## AIM
Repeat, exactly and in full, the lines of the listing below, but without any pictures.

## MATERIAL
--- Begin ---
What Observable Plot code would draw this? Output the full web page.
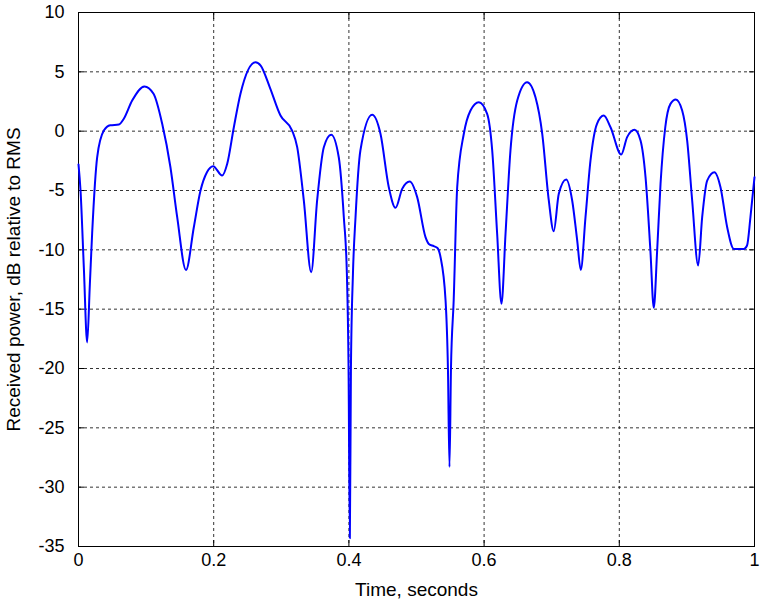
<!DOCTYPE html>
<html>
<head>
<meta charset="utf-8">
<script src="https://cdn.jsdelivr.net/npm/d3@7"></script>
<script src="https://cdn.jsdelivr.net/npm/@observablehq/plot@0.6"></script>
<style>
body { margin: 0; background: #fff; }
</style>
</head>
<body>
<div id="chart"></div>
<script>
const time = [0, 0.003, 0.0079, 0.0128, 0.0168, 0.0202, 0.0276, 0.0375, 0.047, 0.0597, 0.067, 0.0794, 0.0976, 0.111, 0.1238, 0.136, 0.146, 0.159, 0.1706, 0.1805, 0.190, 0.1992, 0.2125, 0.22, 0.2298, 0.2396, 0.2618, 0.2695, 0.283, 0.2988, 0.316, 0.3235, 0.3333, 0.3442, 0.353, 0.3629, 0.3738, 0.385, 0.3925, 0.397, 0.3995, 0.4014, 0.403, 0.406, 0.4098, 0.417, 0.4344, 0.4467, 0.459, 0.469, 0.4788, 0.490, 0.501, 0.5133, 0.5182, 0.5256, 0.531, 0.5355, 0.543, 0.5465, 0.5488, 0.551, 0.555, 0.5602, 0.570, 0.5799, 0.5922, 0.6045, 0.612, 0.6193, 0.6257, 0.6317, 0.639, 0.649, 0.6637, 0.676, 0.686, 0.6957, 0.703, 0.7105, 0.7214, 0.7303, 0.7377, 0.743, 0.75, 0.7574, 0.767, 0.777, 0.787, 0.8028, 0.8116, 0.8225, 0.8314, 0.8388, 0.846, 0.851, 0.856, 0.861, 0.868, 0.8757, 0.8836, 0.893, 0.9004, 0.9078, 0.9167, 0.9226, 0.930, 0.9408, 0.9497, 0.9596, 0.9694, 0.9842, 0.989, 0.994, 1.0];
const power = [-2.8, -5.0, -11.5, -17.8, -12.9, -8.6, -2.2, 0.05, 0.5, 0.56, 1.04, 2.58, 3.77, 3.15, 0.62, -3.04, -7.25, -11.7, -8.1, -5.0, -3.46, -2.95, -3.74, -2.75, 0.33, 3.15, 5.81, 5.53, 3.7, 1.32, 0.05, -1.35, -5.84, -11.88, -5.84, -1.35, -0.3, -2.2, -7.25, -12, -20, -34.3, -20, -12, -7.25, -1.63, 1.38, -0.22, -4.72, -6.46, -4.86, -4.24, -5.56, -8.93, -9.5, -9.69, -9.85, -10.6, -14.27, -20, -28.3, -20, -14.27, -4.72, -0.22, 1.74, 2.44, 1.46, -1.63, -8.65, -14.55, -8.65, -1.63, 2.58, 4.13, 2.86, -0.22, -5.84, -8.43, -5.28, -4.07, -5.84, -9.2, -11.69, -7.25, -2.47, 0.62, 1.32, 0.33, -1.97, -0.5, 0.12, -0.79, -3.88, -10.06, -14.89, -10.06, -4.44, 0.33, 2.3, 2.67, 1.74, -0.79, -5.84, -11.32, -7.25, -4.16, -3.46, -4.72, -8.1, -9.92, -9.92, -9.64, -7.25, -3.88];
const xTicks = [0, 0.2, 0.4, 0.6, 0.8, 1];
const yTicks = [-35, -30, -25, -20, -15, -10, -5, 0, 5, 10];
const xGrid = [0.2, 0.4, 0.6, 0.8];
const yGrid = [-30, -25, -20, -15, -10, -5, 0, 5];

const data = time.map((t, i) => ({t, p: power[i]}));
const fmt = d => String(d);

const chart = Plot.plot({
  width: 761,
  height: 600,
  marginLeft: 78,
  marginRight: 7,
  marginTop: 12,
  marginBottom: 54,
  style: {fontFamily: "'Liberation Sans', Arial, sans-serif", fontSize: "18px", color: "#000", background: "#fff"},
  x: {domain: [0, 1]},
  y: {domain: [-35, 10]},
  marks: [
    Plot.ruleX(xGrid, {stroke: "#000", strokeWidth: 1, strokeDasharray: "3,3", strokeOpacity: 0.8}),
    Plot.ruleY(yGrid, {stroke: "#000", strokeWidth: 1, strokeDasharray: "3,3", strokeOpacity: 0.8}),
    Plot.axisX({ticks: xTicks, tickFormat: () => "", tickSize: -6, anchor: "bottom", label: null}),
    Plot.axisX({ticks: xTicks, tickFormat: () => "", tickSize: -6, anchor: "top", label: null}),
    Plot.axisY({ticks: yTicks, tickFormat: () => "", tickSize: -6, anchor: "left", label: null}),
    Plot.axisY({ticks: yTicks, tickFormat: () => "", tickSize: -6, anchor: "right", label: null}),
    Plot.axisX({ticks: xTicks, tickFormat: fmt, tickSize: 0, tickPadding: 7, anchor: "bottom", fontSize: 18,
      label: "Time, seconds", labelAnchor: "center", labelArrow: "none", labelOffset: 49}),
    Plot.axisY({ticks: yTicks, tickFormat: fmt, tickSize: 0, tickPadding: 14, anchor: "left", fontSize: 18,
      label: "Received power, dB relative to RMS", labelAnchor: "center", labelArrow: "none", labelOffset: 72}),
    Plot.frame({stroke: "#000", strokeWidth: 1}),
    Plot.line(data, {x: "t", y: "p", stroke: "#0000ff", strokeWidth: 2, curve: "monotone-x"})
  ]
});
d3.select(chart).selectAll('g[aria-label="x-axis label"] text, g[aria-label="y-axis label"] text')
  .style("font-size", "19px");
document.getElementById("chart").appendChild(chart);
</script>
</body>
</html>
--- End ---
## ANSWER TO THIS TASK
What Observable Plot code would draw this? Output the full web page.
<!DOCTYPE html>
<html>
<head>
<meta charset="utf-8">
<script src="https://cdn.jsdelivr.net/npm/d3@7"></script>
<script src="https://cdn.jsdelivr.net/npm/@observablehq/plot@0.6"></script>
<style>
body { margin: 0; background: #fff; }
</style>
</head>
<body>
<div id="chart"></div>
<script>
const time = [0, 0.003, 0.0079, 0.0128, 0.0168, 0.0202, 0.0276, 0.0375, 0.047, 0.0597, 0.067, 0.0794, 0.0976, 0.111, 0.1238, 0.136, 0.146, 0.159, 0.1706, 0.1805, 0.190, 0.1992, 0.2125, 0.22, 0.2298, 0.2396, 0.2618, 0.2695, 0.283, 0.2988, 0.316, 0.3235, 0.3333, 0.3442, 0.353, 0.3629, 0.3738, 0.385, 0.3925, 0.397, 0.3995, 0.4014, 0.403, 0.406, 0.4098, 0.417, 0.4344, 0.4467, 0.459, 0.469, 0.4788, 0.490, 0.501, 0.5133, 0.5182, 0.5256, 0.531, 0.5355, 0.543, 0.5465, 0.5488, 0.551, 0.555, 0.5602, 0.570, 0.5799, 0.5922, 0.6045, 0.612, 0.6193, 0.6257, 0.6317, 0.639, 0.649, 0.6637, 0.676, 0.686, 0.6957, 0.703, 0.7105, 0.7214, 0.7303, 0.7377, 0.743, 0.75, 0.7574, 0.767, 0.777, 0.787, 0.8028, 0.8116, 0.8225, 0.8314, 0.8388, 0.846, 0.851, 0.856, 0.861, 0.868, 0.8757, 0.8836, 0.893, 0.9004, 0.9078, 0.9167, 0.9226, 0.930, 0.9408, 0.9497, 0.9596, 0.9694, 0.9842, 0.989, 0.994, 1.0];
const power = [-2.8, -5.0, -11.5, -17.8, -12.9, -8.6, -2.2, 0.05, 0.5, 0.56, 1.04, 2.58, 3.77, 3.15, 0.62, -3.04, -7.25, -11.7, -8.1, -5.0, -3.46, -2.95, -3.74, -2.75, 0.33, 3.15, 5.81, 5.53, 3.7, 1.32, 0.05, -1.35, -5.84, -11.88, -5.84, -1.35, -0.3, -2.2, -7.25, -12, -20, -34.3, -20, -12, -7.25, -1.63, 1.38, -0.22, -4.72, -6.46, -4.86, -4.24, -5.56, -8.93, -9.5, -9.69, -9.85, -10.6, -14.27, -20, -28.3, -20, -14.27, -4.72, -0.22, 1.74, 2.44, 1.46, -1.63, -8.65, -14.55, -8.65, -1.63, 2.58, 4.13, 2.86, -0.22, -5.84, -8.43, -5.28, -4.07, -5.84, -9.2, -11.69, -7.25, -2.47, 0.62, 1.32, 0.33, -1.97, -0.5, 0.12, -0.79, -3.88, -10.06, -14.89, -10.06, -4.44, 0.33, 2.3, 2.67, 1.74, -0.79, -5.84, -11.32, -7.25, -4.16, -3.46, -4.72, -8.1, -9.92, -9.92, -9.64, -7.25, -3.88];
const xTicks = [0, 0.2, 0.4, 0.6, 0.8, 1];
const yTicks = [-35, -30, -25, -20, -15, -10, -5, 0, 5, 10];
const xGrid = [0.2, 0.4, 0.6, 0.8];
const yGrid = [-30, -25, -20, -15, -10, -5, 0, 5];

const data = time.map((t, i) => ({t, p: power[i]}));
const fmt = d => String(d);

const chart = Plot.plot({
  width: 761,
  height: 600,
  marginLeft: 78,
  marginRight: 7,
  marginTop: 12,
  marginBottom: 54,
  style: {fontFamily: "'Liberation Sans', Arial, sans-serif", fontSize: "18px", color: "#000", background: "#fff"},
  x: {domain: [0, 1]},
  y: {domain: [-35, 10]},
  marks: [
    Plot.ruleX(xGrid, {stroke: "#000", strokeWidth: 1, strokeDasharray: "3,3", strokeOpacity: 0.8}),
    Plot.ruleY(yGrid, {stroke: "#000", strokeWidth: 1, strokeDasharray: "3,3", strokeOpacity: 0.8}),
    Plot.axisX({ticks: xTicks, tickFormat: () => "", tickSize: -6, anchor: "bottom", label: null}),
    Plot.axisX({ticks: xTicks, tickFormat: () => "", tickSize: -6, anchor: "top", label: null}),
    Plot.axisY({ticks: yTicks, tickFormat: () => "", tickSize: -6, anchor: "left", label: null}),
    Plot.axisY({ticks: yTicks, tickFormat: () => "", tickSize: -6, anchor: "right", label: null}),
    Plot.axisX({ticks: xTicks, tickFormat: fmt, tickSize: 0, tickPadding: 7, anchor: "bottom", fontSize: 18,
      label: "Time, seconds", labelAnchor: "center", labelArrow: "none", labelOffset: 49}),
    Plot.axisY({ticks: yTicks, tickFormat: fmt, tickSize: 0, tickPadding: 14, anchor: "left", fontSize: 18,
      label: "Received power, dB relative to RMS", labelAnchor: "center", labelArrow: "none", labelOffset: 72}),
    Plot.frame({stroke: "#000", strokeWidth: 1}),
    Plot.line(data, {x: "t", y: "p", stroke: "#0000ff", strokeWidth: 2, curve: "monotone-x"})
  ]
});
d3.select(chart).selectAll('g[aria-label="x-axis label"] text, g[aria-label="y-axis label"] text')
  .style("font-size", "19px");
document.getElementById("chart").appendChild(chart);
</script>
</body>
</html>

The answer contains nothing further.